Richmond rabbi uses Israeli knowhow to aid the world

Rabbi Yossi Ives

Rabbi Yossi Ives

There are probably not many rabbis helping to provide cleaner water in Myanmar (Burma) or first-aid training to wildlife rangers in Kenya.

But Rabbi Yossi Ives, the minister of Richmond Synagogue, is doing just that through the organisation he has founded to put Jewish humanitarian values into practice.

His enterprise, Tag International Development, supports social action and community-building in developing countries, by using Israeli know-how.

Its projects have ranged from creating safe play areas for children in landmine-affected areas of Azerbaijan to improving medical services in Zanzibar.

Children in Burma with a new water pipe system in their village

Children in Burma with a new water pipe system in their village

Tag stands for "Torah and gedulah"- worldly greatness - the phrase used of Rabbi Yehudah Hanasi, the compiler of the Mishnah some two millennia ago.

The idea for it grew out of Rabbi Ives's sense that the "Jewish community is unnecessarily parochial." He added: "The Jewish religion has lost its voice in relation to the big issues of the day. We have been focused inwards. We need to get back to a more positive stance in relation to the rest of the world."

It was through his work with Israel's medical service Magen David Adom that he realised the contribution Israeli expertise could make to other places.

Tag operates by arranging partnerships between Israeli organisations such as MDA or the Hadassah Hospital and local agencies in other countries.

"Increasingly, people realise that Israel is a very developed country that has learned to cope with challenges," Rabbi Ives said.

Last month Tag brought groups from Sri Lanka and Indonesia for a seminar in Israel jointly sponsored by Mashav, Israel's agency for international development co-operation. One of the subjects covered was "disaster preparedness" - training emergency services - which is vital for countries which, for example, in recent years have suffered the devastating effects of tsunamis.

Afterwards the guests from South-East Asia, joined by Israelis, spent a further week in Jordan.

Such relationships can transcend the political divide, according to Rabbi Ives. "The reason we are able to work together so well is that all we care about is saving lives. We've got the trust of partners all over the world."
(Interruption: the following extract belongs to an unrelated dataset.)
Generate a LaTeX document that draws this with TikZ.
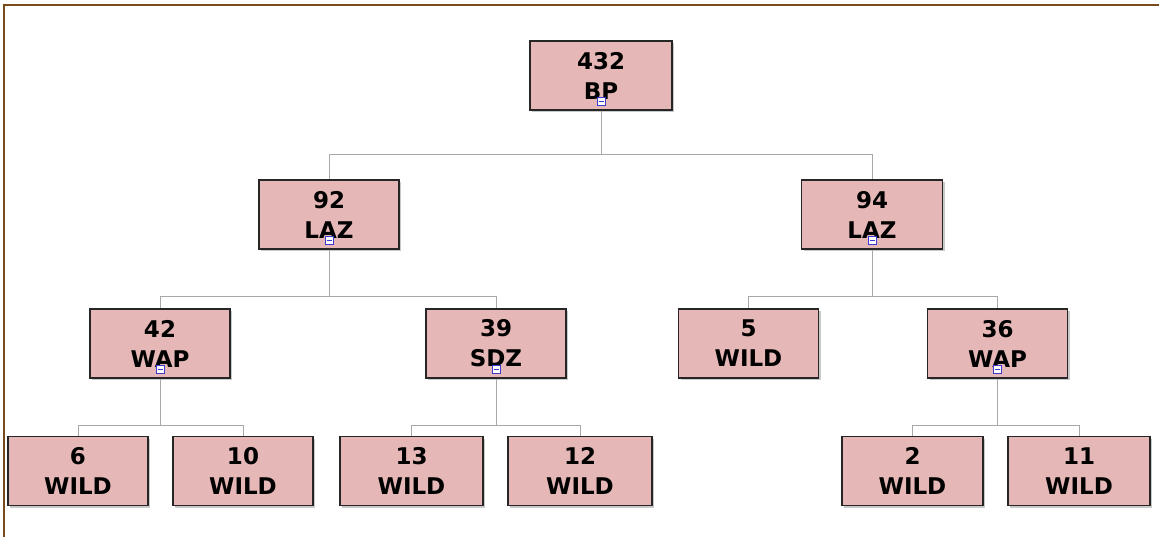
\documentclass[tikz,border=0pt]{standalone}
\usepackage{fontspec}
\setmainfont{DejaVu Sans}
\usetikzlibrary{shadows}
\definecolor{boxfill}{HTML}{E5B7B6}
\definecolor{frameb}{HTML}{7A4A1A}
\definecolor{linkc}{HTML}{A8A8A8}
\definecolor{iconc}{HTML}{3A3AD0}
\tikzset{
  nd/.style={draw=black!85, line width=1.3pt, fill=boxfill, minimum width=140pt, minimum height=69pt,
    inner sep=0pt, align=center, font=\fontsize{23}{30}\selectfont\bfseries,
    drop shadow={shadow xshift=2pt, shadow yshift=-2pt, fill=black!35, opacity=0.6}},
  link/.style={draw=linkc, line width=1pt},
  icon/.style={draw=iconc, fill=white, line width=0.8pt, minimum size=8pt, inner sep=0pt}
}
\begin{document}
\begin{tikzpicture}[x=1pt,y=-1pt]
\useasboundingbox (0,0) rectangle (1159,537);
\fill[white] (0,0) rectangle (1159,537);
\draw[frameb, line width=2.2pt] (4,537) -- (4,5) -- (1159,5);
% nodes
\node[nd, minimum width=142pt] (bp) at (601,75.5) {432\\BP};
\node[nd] (l92) at (329,214.5) {92\\LAZ};
\node[nd, minimum width=141pt] (l94) at (872,214.5) {94\\LAZ};
\node[nd] (w42) at (160,343.5) {42\\WAP};
\node[nd] (s39) at (496,343.5) {39\\SDZ};
\node[nd] (w5) at (748.5,343.5) {5\\WILD};
\node[nd] (w36) at (997.5,343.5) {36\\WAP};
\node[nd] (w6) at (78,471) {6\\WILD};
\node[nd] (w10) at (243,471) {10\\WILD};
\node[nd, minimum width=143pt] (w13) at (411.5,471) {13\\WILD};
\node[nd, minimum width=144pt] (w12) at (580,471) {12\\WILD};
\node[nd, minimum width=141pt] (w2) at (912.5,471) {2\\WILD};
\node[nd, minimum width=142pt] (w11) at (1079,471) {11\\WILD};
% bus coordinates
\coordinate (b1) at (0,155);
\coordinate (b2) at (0,297);
\coordinate (b3) at (0,425);
% connectors
\draw[link] (bp.south) -- (bp.south |- b1) -| (l92.north);
\draw[link] (bp.south |- b1) -| (l94.north);
\draw[link] (l92.south) -- (l92.south |- b2) -| (w42.north);
\draw[link] (l92.south |- b2) -| (s39.north);
\draw[link] (l94.south) -- (l94.south |- b2) -| (w5.north);
\draw[link] (l94.south |- b2) -| (w36.north);
\draw[link] (w42.south) -- (w42.south |- b3) -| (w6.north);
\draw[link] (w42.south |- b3) -| (w10.north);
\draw[link] (s39.south) -- (s39.south |- b3) -| (w13.north);
\draw[link] (s39.south |- b3) -| (w12.north);
\draw[link] (w36.south) -- (w36.south |- b3) -| (w2.north);
\draw[link] (w36.south |- b3) -| (w11.north);
% collapse icons
\foreach \n in {bp,l92,l94,w42,s39,w36}{
  \node[icon] (i\n) at ([yshift=9pt]\n.south) {};
  \draw[iconc, line width=0.6pt] ([xshift=-2.5pt]i\n.center) -- ([xshift=2.5pt]i\n.center);
}
\end{tikzpicture}
\end{document}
He even received good wishes for Israel Independence Day earlier this year from an associate in Indonesia. "We're building bridges for peace," he said. "There's tremendous appreciation for what Israel can offer."

New projects include building a clinic in Uman, in the Ukraine, site of the mass annual pilgrimage to the tomb of Rabbi Nachman of Bratslav: and supplying Android smart phones to remote rural villages in Sri Lanka.

Internet access has all sorts of practical applications, explained Rabbi Ives. "If you can use a phone to check the weather forecast, you can know that it's safe to carry crops from one location to another without them getting ruined."

Tag has quietly forged links in a dozen countries and its professional staff includes chief operating officer Amos Avgar, a former executive director of the American Joint's international development programme.

Rabbi Ives, who recently gained his PhD from Oxford Brookes University for a study of goal-focused coaching, has also set up a sister organisation, the Tag Institute for Jewish Social Values. Its aim is to apply the insights of Jewish teachings to a variety of contemporary issues - such as eating disorders, bullying or the problems singles may have in finding partners.

"Our tradition offers useful insights into many social issues because it's been around for a long time and it's had to deal with many difficult challenges," he said.

But he stresses that its approach is strictly humanitarian. "It's not about proselytising, we are not promoting religion," he said. "This is to do with social development."